What does it take to reach a page turning rate of 1 page per second? There are a few practical physical layout requirements to optimize to this speed.

  • Pages should be turned book-style: papers should be stacked up in two piles, and pages should be photographed two at a time.

  • In order to be compatible with loose leaf paper, the stacks must lay horizontal. You can’t place them on an angled or vertical surface, even though this would make setting the camera up more convenient.

    • Consequentially, this means that your camera must either be operated hand-held or supported on a tripod that allows it to look directly down at the floor. Tripod mounting is ideal for speed as it allows your hands and visual concentration to be fully focused on turning the pages quickly.
  • The tops of the stacks should be close to each other in height, so that they are within your lens’ depth of field. For loose leaf papers, this means picking up the papers in smaller packets at a time, and paging through the packet in a book-style manner.

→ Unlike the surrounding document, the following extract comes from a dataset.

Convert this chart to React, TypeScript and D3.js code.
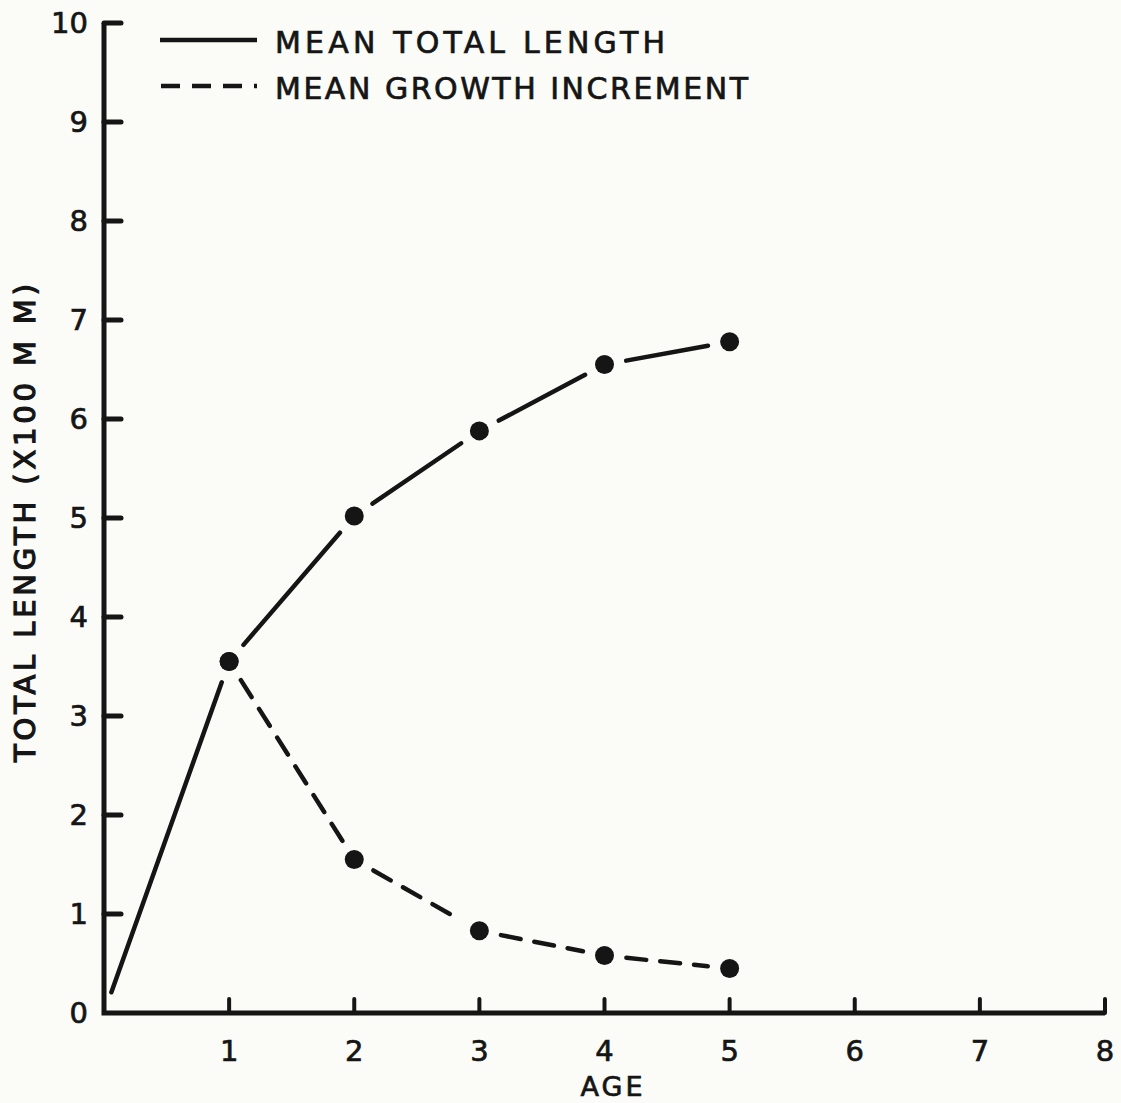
import * as d3 from "d3";
import { useRef, useEffect } from "react";

const ages = [0, 1, 2, 3, 4, 5];
const meanTotalLength = [0, 3.55, 5.02, 5.88, 6.55, 6.78];
const incrementAges = [1, 2, 3, 4, 5];
const meanGrowthIncrement = [3.55, 1.55, 0.83, 0.58, 0.45];
const xTicks = [1, 2, 3, 4, 5, 6, 7, 8];
const yTicks = [0, 1, 2, 3, 4, 5, 6, 7, 8, 9, 10];

const INK = "#151515";
const FONT = "'DejaVu Sans', sans-serif";

function App() {
  const svgRef = useRef<SVGSVGElement>(null);

  useEffect(() => {
    const WIDTH = 1121;
    const HEIGHT = 1103;
    const x = d3.scaleLinear().domain([0, 8]).range([104, 1105]);
    const y = d3.scaleLinear().domain([0, 10]).range([1013, 23]);

    const svg = d3.select(svgRef.current)
      .attr("width", WIDTH)
      .attr("height", HEIGHT);
    svg.selectAll("*").remove();

    svg.append("rect")
      .attr("width", WIDTH)
      .attr("height", HEIGHT)
      .attr("fill", "#fbfbf8");

    // hand-lettered look: thin outline thickens the glyphs
    const ink = (sel: any) => sel
      .attr("font-family", FONT)
      .attr("fill", INK)
      .attr("stroke", INK)
      .attr("stroke-width", 0.7);

    // axes
    svg.append("path")
      .attr("d", `M${x(0)},${y(10)} V${y(0)} H${x(8)}`)
      .attr("fill", "none")
      .attr("stroke", INK)
      .attr("stroke-width", 5);

    svg.append("g").selectAll("line")
      .data(yTicks.filter(d => d > 0))
      .join("line")
      .attr("x1", x(0))
      .attr("x2", x(0) + 17)
      .attr("y1", d => y(d))
      .attr("y2", d => y(d))
      .attr("stroke", INK)
      .attr("stroke-width", 5)
      .attr("stroke-linecap", "round");

    svg.append("g").selectAll("line")
      .data(xTicks)
      .join("line")
      .attr("x1", d => x(d))
      .attr("x2", d => x(d))
      .attr("y1", y(0))
      .attr("y2", y(0) - 14)
      .attr("stroke", INK)
      .attr("stroke-width", 4)
      .attr("stroke-linecap", "round");

    svg.append("g").selectAll("text")
      .data(yTicks)
      .join("text")
      .attr("x", 88)
      .attr("y", d => y(d) + 10)
      .attr("text-anchor", "end")
      .attr("font-size", 29)
      .call(ink)
      .text(d => d);

    svg.append("g").selectAll("text")
      .data(xTicks)
      .join("text")
      .attr("x", d => x(d))
      .attr("y", 1061)
      .attr("text-anchor", "middle")
      .attr("font-size", 29)
      .call(ink)
      .text(d => d);

    svg.append("text")
      .attr("x", 613)
      .attr("y", 1096)
      .attr("text-anchor", "middle")
      .attr("font-size", 27)
      .attr("letter-spacing", 3)
      .call(ink)
      .text("AGE");

    svg.append("text")
      .attr("transform", "translate(35,523) rotate(-90)")
      .attr("text-anchor", "middle")
      .attr("font-size", 29)
      .attr("textLength", 478)
      .attr("lengthAdjust", "spacing")
      .call(ink)
      .attr("stroke-width", 1.2)
      .text("TOTAL LENGTH (X100 M M)");

    // broken line segments that stop short of the dots
    const segments = (xs: number[], ys: number[], gap: number) => {
      const out: number[][] = [];
      for (let i = 0; i < xs.length - 1; i++) {
        const x0 = x(xs[i]), y0 = y(ys[i]);
        const x1 = x(xs[i + 1]), y1 = y(ys[i + 1]);
        const len = Math.hypot(x1 - x0, y1 - y0);
        const ux = (x1 - x0) / len, uy = (y1 - y0) / len;
        out.push([x0 + ux * gap, y0 + uy * gap, x1 - ux * gap, y1 - uy * gap]);
      }
      return out;
    };

    svg.append("g").selectAll("line")
      .data(segments(ages, meanTotalLength, 22))
      .join("line")
      .attr("x1", d => d[0])
      .attr("y1", d => d[1])
      .attr("x2", d => d[2])
      .attr("y2", d => d[3])
      .attr("stroke", INK)
      .attr("stroke-width", 4.5)
      .attr("stroke-linecap", "round");

    svg.append("g").selectAll("line")
      .data(segments(incrementAges, meanGrowthIncrement, 22))
      .join("line")
      .attr("x1", d => d[0])
      .attr("y1", d => d[1])
      .attr("x2", d => d[2])
      .attr("y2", d => d[3])
      .attr("stroke", INK)
      .attr("stroke-width", 4.5)
      .attr("stroke-dasharray", "20 14")
      .attr("stroke-linecap", "round");

    svg.append("g").selectAll("circle")
      .data(ages.slice(1).map((a, i) => [a, meanTotalLength[i + 1]]))
      .join("circle")
      .attr("cx", d => x(d[0]))
      .attr("cy", d => y(d[1]))
      .attr("r", 9.5)
      .attr("fill", INK);

    svg.append("g").selectAll("circle")
      .data(incrementAges.map((a, i) => [a, meanGrowthIncrement[i]]))
      .join("circle")
      .attr("cx", d => x(d[0]))
      .attr("cy", d => y(d[1]))
      .attr("r", 9.5)
      .attr("fill", INK);

    // legend
    const legend = svg.append("g");
    legend.append("line")
      .attr("x1", 160).attr("x2", 257)
      .attr("y1", 40).attr("y2", 40)
      .attr("stroke", INK).attr("stroke-width", 4.5);
    legend.append("line")
      .attr("x1", 161).attr("x2", 257)
      .attr("y1", 86).attr("y2", 86)
      .attr("stroke", INK).attr("stroke-width", 4.5)
      .attr("stroke-dasharray", "19 12");
    legend.append("text")
      .attr("x", 275).attr("y", 53)
      .attr("font-size", 30)
      .attr("textLength", 390).attr("lengthAdjust", "spacing")
      .call(ink)
      .text("MEAN TOTAL LENGTH");
    legend.append("text")
      .attr("x", 275).attr("y", 99)
      .attr("font-size", 30)
      .attr("textLength", 473).attr("lengthAdjust", "spacing")
      .call(ink)
      .text("MEAN GROWTH INCREMENT");
  }, []);

  return (
    <svg ref={svgRef} style={{ position: "absolute", left: 0, top: 0, display: "block" }} />
  );
}

export default App;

  • Finally, my own self experience. It feels like I’m “in the pit” when I’m working on the scanning stuff: It’s actually physically strenuous to turn pages quickly purely for the sake of photographing them.


So, let’s discuss better tripods. I started out with an ultra-portable lightweight travel tripod that cannot look directly down at the floor. Plus, my DSLR’s camera is just below the weight limit of the tripod. Obviously I need something better for archival photography, and by any means I need the better tripod simply for a higher weight capacity.

So, what’s in stock for this?

  • Professional tripods are purchased separately in two parts: the legs and the ball head.

  • The professional ball heads are serious business: they do not limit your degrees of freedom like the ultra portable cheap ones do and they lock very tightly.

  • The professional tripods have center columns that can swing out so that you can orient your camera directly downward. Also, they have mount points so that you can place counter-weights on the opposite end of the swung-out center column.

  • Expect higher prices for this higher-end equipment. However, if you plan to shoot thousands of photos for many hours in any case, “your back will thank you” for getting the right equipment.

  • An L-plate is great complement to a professional tripod: it allows you to mount your DSLR camera in either portrait or landscape mode. Make sure you get one designed specifically for your camera, not a “universal” one, and do not be fooled by excessively expensive L-plates either, as this is still just a piece of metal.

20180520/DuckDuckGo tripod look directly down
20180520/https://photo.stackexchange.com/questions/13003/how-can-i-take-horizontal-photos-where-the-object-is-lying-flat-on-the-floor
20180520/https://photo.stackexchange.com/questions/7419/what-should-i-look-for-in-a-camera-tripod-for-photographing-microfilm-machines-a
20180520/http://learnmyshot.com/photography-tips-for-shooting-overhead/

This is a great resource.

20180520/https://improvephotography.com/12062/tripods-ball-heads/
20180520/DuckDuckGo tripod gear site:improvephotography.com
20180520/https://improvephotography.com/gear/tripods/
20180520/https://improvephotography.com/42411/l-plate/


I do realize that as the photo subject section in my blog is taking off, I’ve ought to add some of my photos I’ve shot into the posts I write. Alas, I’ve yet to figure out a hosting solution that I’ll like for the photos. Ideally the service would be a “storage-only” one that focuses around making the images accessible through a URL.